For instance, Western perceptions of scarcity and plenty have been central to the construction of the economy, shaping what is counted, how it is counted, and why. One of the legacies of five centuries of European empire, settler colonialism, genocide, slavery, apartheid, and racial discrimination is Western access to fossil fuels and labor worldwide. Such access has not only fuelled industrialization at unprecedented rates but has encouraged economic calculation based on the possibility of unlimited economic growth. This perception of abundant resources and labor shapes how the economy is measured. Instead of counting natural wealth, productiveness, or waste, economists count aggregate income – the sum of every instance of money changing hands – because each such instance represents income to the recipient. The exhaustion of natural resources, labor and machinery is not counted. In this way, economics gradually withdraws from studying the capacities of nature and natural resources, including human labor, and turns into a science and technology of commodification and pricing.

In international law, this divorce of economy from ecology within Western culture is reproduced in how environmental issues are addressed. International environmental law emerged from Western environmentalism and enshrines Western distinctions between environment and economy as putatively global values. Thus, international environmental laws focus on regulating waste instead of consumption, while simultaneously international economic laws that regulate natural resource exploitation (the source of pollution and waste) continue to encourage limitless growth. In such ways, race and culture determine the shape of international legal structures, which universalize the dominant culture’s conceptions of economy, value, environment, law, sustainability, and so on.

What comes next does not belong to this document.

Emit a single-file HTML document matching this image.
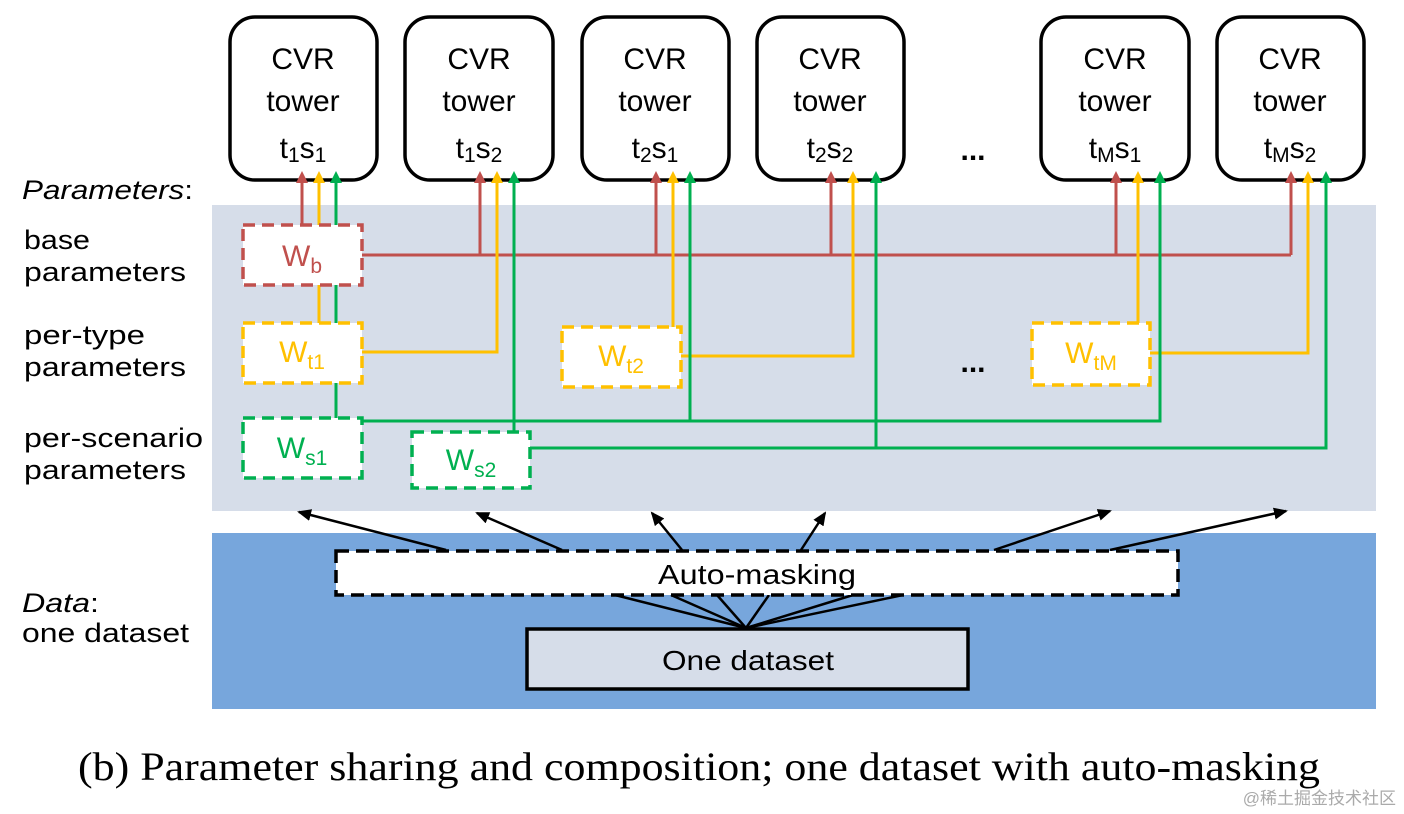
<!DOCTYPE html>
<html><head><meta charset="utf-8"><style>
html,body{margin:0;padding:0;background:#fff;}
svg{display:block;}
text{font-family:"Liberation Sans","Noto Sans CJK SC",sans-serif;}
</style></head><body>
<svg width="1404" height="814" viewBox="0 0 1404 814" xmlns="http://www.w3.org/2000/svg">
<defs>
<marker id="mr" markerWidth="12" markerHeight="12" refX="6" refY="11" markerUnits="userSpaceOnUse" viewBox="0 0 12 12"><path d="M0,12 L6,0 L12,12 Z" fill="#c0504d"/></marker>
<marker id="my" markerWidth="12" markerHeight="12" refX="6" refY="11" markerUnits="userSpaceOnUse" viewBox="0 0 12 12"><path d="M0,12 L6,0 L12,12 Z" fill="#ffc000"/></marker>
<marker id="mg" markerWidth="12" markerHeight="12" refX="6" refY="11" markerUnits="userSpaceOnUse" viewBox="0 0 12 12"><path d="M0,12 L6,0 L12,12 Z" fill="#00b050"/></marker>
<marker id="mk" markerWidth="14" markerHeight="12" refX="12" refY="6" orient="auto" markerUnits="userSpaceOnUse" viewBox="0 0 14 12"><path d="M0,0 L14,6 L0,12 Z" fill="#000"/></marker>
</defs>

<rect x="212" y="205" width="1164" height="306" fill="#d6dde9"/>
<rect x="212" y="533" width="1164" height="176" fill="#77a6dc"/>

<g fill="#fff" stroke="#000" stroke-width="3.5">
<rect x="230" y="17" width="147" height="163" rx="25"/>
<rect x="405" y="17" width="148" height="163" rx="25"/>
<rect x="582" y="17" width="147" height="163" rx="25"/>
<rect x="757" y="17" width="147" height="163" rx="25"/>
<rect x="1041" y="17" width="148" height="163" rx="25"/>
<rect x="1217" y="17" width="147" height="163" rx="25"/>
</g>
<g font-size="30" text-anchor="middle" fill="#000">
<text x="303" y="69">CVR</text><text x="303" y="111">tower</text>
<text x="479" y="69">CVR</text><text x="479" y="111">tower</text>
<text x="655" y="69">CVR</text><text x="655" y="111">tower</text>
<text x="830" y="69">CVR</text><text x="830" y="111">tower</text>
<text x="1115" y="69">CVR</text><text x="1115" y="111">tower</text>
<text x="1290" y="69">CVR</text><text x="1290" y="111">tower</text>
<text x="303" y="158">t<tspan font-size="21" dy="4">1</tspan><tspan dy="-4">s</tspan><tspan font-size="21" dy="4">1</tspan></text>
<text x="479" y="158">t<tspan font-size="21" dy="4">1</tspan><tspan dy="-4">s</tspan><tspan font-size="21" dy="4">2</tspan></text>
<text x="655" y="158">t<tspan font-size="21" dy="4">2</tspan><tspan dy="-4">s</tspan><tspan font-size="21" dy="4">1</tspan></text>
<text x="830" y="158">t<tspan font-size="21" dy="4">2</tspan><tspan dy="-4">s</tspan><tspan font-size="21" dy="4">2</tspan></text>
<text x="1115" y="158">t<tspan font-size="21" dy="4">M</tspan><tspan dy="-4">s</tspan><tspan font-size="21" dy="4">1</tspan></text>
<text x="1290" y="158">t<tspan font-size="21" dy="4">M</tspan><tspan dy="-4">s</tspan><tspan font-size="21" dy="4">2</tspan></text>
<text x="973" y="160" font-weight="bold">...</text>
<text x="973" y="372" font-weight="bold">...</text>
</g>

<g font-size="27" fill="#000">
<text x="22" y="199" font-style="italic" textLength="171" lengthAdjust="spacingAndGlyphs">Parameters<tspan font-style="normal">:</tspan></text>
<text x="24" y="249" textLength="66" lengthAdjust="spacingAndGlyphs">base</text>
<text x="24" y="281" textLength="162" lengthAdjust="spacingAndGlyphs">parameters</text>
<text x="24" y="344" textLength="121" lengthAdjust="spacingAndGlyphs">per-type</text>
<text x="24" y="376" textLength="162" lengthAdjust="spacingAndGlyphs">parameters</text>
<text x="24" y="447" textLength="179" lengthAdjust="spacingAndGlyphs">per-scenario</text>
<text x="24" y="479" textLength="162" lengthAdjust="spacingAndGlyphs">parameters</text>
<text x="22" y="612" font-style="italic" textLength="77" lengthAdjust="spacingAndGlyphs">Data<tspan font-style="normal">:</tspan></text>
<text x="22" y="642" textLength="167" lengthAdjust="spacingAndGlyphs">one dataset</text>
</g>

<g fill="none" stroke-width="3">
<g stroke="#c0504d">
<path d="M362,255 H1291"/>
<path d="M302,225 V182" marker-end="url(#mr)"/>
<path d="M480,255 V182" marker-end="url(#mr)"/>
<path d="M656,255 V182" marker-end="url(#mr)"/>
<path d="M831,255 V182" marker-end="url(#mr)"/>
<path d="M1116,255 V182" marker-end="url(#mr)"/>
<path d="M1291,255 V182" marker-end="url(#mr)"/>
</g>
<g stroke="#ffc000">
<path d="M319,323 V285"/>
<path d="M319,225 V182" marker-end="url(#my)"/>
<path d="M362,352 H497 V182" marker-end="url(#my)"/>
<path d="M673,327 V182" marker-end="url(#my)"/>
<path d="M681,356 H853 V182" marker-end="url(#my)"/>
<path d="M1138,323 V182" marker-end="url(#my)"/>
<path d="M1150,353 H1308 V182" marker-end="url(#my)"/>
</g>
<g stroke="#00b050">
<path d="M336,418 V383"/>
<path d="M336,323 V285"/>
<path d="M336,225 V182" marker-end="url(#mg)"/>
<path d="M336,421 H1160 V182" marker-end="url(#mg)"/>
<path d="M690,421 V182" marker-end="url(#mg)"/>
<path d="M514,432 V182" marker-end="url(#mg)"/>
<path d="M530,448 H1326 V182" marker-end="url(#mg)"/>
<path d="M876,448 V182" marker-end="url(#mg)"/>
</g>
</g>

<g fill="#fff" stroke-width="3.5" stroke-dasharray="12,7">
<rect x="243" y="225" width="119" height="60" stroke="#c0504d"/>
<rect x="243" y="323" width="119" height="60" stroke="#ffc000"/>
<rect x="562" y="327" width="119" height="60" stroke="#ffc000"/>
<rect x="1032" y="323" width="118" height="62" stroke="#ffc000"/>
<rect x="243" y="418" width="119" height="60" stroke="#00b050"/>
<rect x="412" y="432" width="118" height="56" stroke="#00b050"/>
</g>
<g font-size="30" text-anchor="middle">
<text x="302" y="266" fill="#c0504d">W<tspan font-size="21" dy="7">b</tspan></text>
<text x="302" y="362" fill="#ffc000">W<tspan font-size="21" dy="7">t1</tspan></text>
<text x="621" y="366" fill="#ffc000">W<tspan font-size="21" dy="7">t2</tspan></text>
<text x="1091" y="363" fill="#ffc000">W<tspan font-size="21" dy="7">tM</tspan></text>
<text x="302" y="458" fill="#00b050">W<tspan font-size="21" dy="7">s1</tspan></text>
<text x="471" y="470" fill="#00b050">W<tspan font-size="21" dy="7">s2</tspan></text>
</g>

<g stroke="#000" stroke-width="2.5" fill="none">
<line x1="446" y1="550" x2="299" y2="512" marker-end="url(#mk)"/>
<line x1="562" y1="550" x2="477" y2="513" marker-end="url(#mk)"/>
<line x1="682" y1="550" x2="652" y2="513" marker-end="url(#mk)"/>
<line x1="801" y1="550" x2="825" y2="513" marker-end="url(#mk)"/>
<line x1="994" y1="550" x2="1110" y2="511" marker-end="url(#mk)"/>
<line x1="1110" y1="550" x2="1286" y2="511" marker-end="url(#mk)"/>
<line x1="746" y1="628" x2="615" y2="595"/>
<line x1="746" y1="628" x2="671" y2="595"/>
<line x1="746" y1="628" x2="717" y2="595"/>
<line x1="746" y1="628" x2="769" y2="595"/>
<line x1="746" y1="628" x2="853" y2="595"/>
<line x1="746" y1="628" x2="903" y2="595"/>
</g>

<rect x="336" y="551" width="842" height="44" fill="#fff" stroke="#000" stroke-width="3.5" stroke-dasharray="13,7"/>
<text x="658" y="584" font-size="28" textLength="198" lengthAdjust="spacingAndGlyphs">Auto-masking</text>
<rect x="527" y="629" width="441" height="60" fill="#d6dde9" stroke="#000" stroke-width="3.5"/>
<text x="662" y="670" font-size="28" textLength="172" lengthAdjust="spacingAndGlyphs">One dataset</text>

<text x="78" y="780" font-size="40" textLength="1242" lengthAdjust="spacingAndGlyphs" style="font-family:'Liberation Serif',serif">(b)  Parameter sharing and composition; one dataset with auto-masking</text>
<text x="1396" y="804" font-size="17" text-anchor="end" fill="#aaa">@稀土掘金技术社区</text>
</svg>
</body></html>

International law is disproportionately shaped by the powerful few that cause environmental destruction and inequality. Hence, such laws are structured to shield the powerful from legal responsibility and harm and enable them to continue to multiply their privileges, while the masses that experience environmental and economic harms are systemically silenced. In this sense, global economic law, and the social and environmental injustice it structures, has proven to be very sustainable so far, in that inequality and environmental destruction continually increase. Those responsible for environmental harm and inequality do not experience global economic law as unsustainable or feel compelled to rethink the ‘economy’ (or indeed ‘law’, ‘sustainability’, or ‘the global’). But from the point of view of the poor masses experiencing these harms, the vast majority of whom are in the global South, justice necessitates transcending the economy/ecology distinction to recognize that the way we treat each other is inextricable from the way we treat ‘the environment’. Environmental justice requires much more than the redistribution of environmental benefits and harms. Rather, it is a demand that the poor majority that bear the brunt of ecological change participate in knowledge production based on their own experiences with scarcity and surplus, consumption and waste, culture and history, and so on. Those creating the harms should not determine the scope of available legal solutions.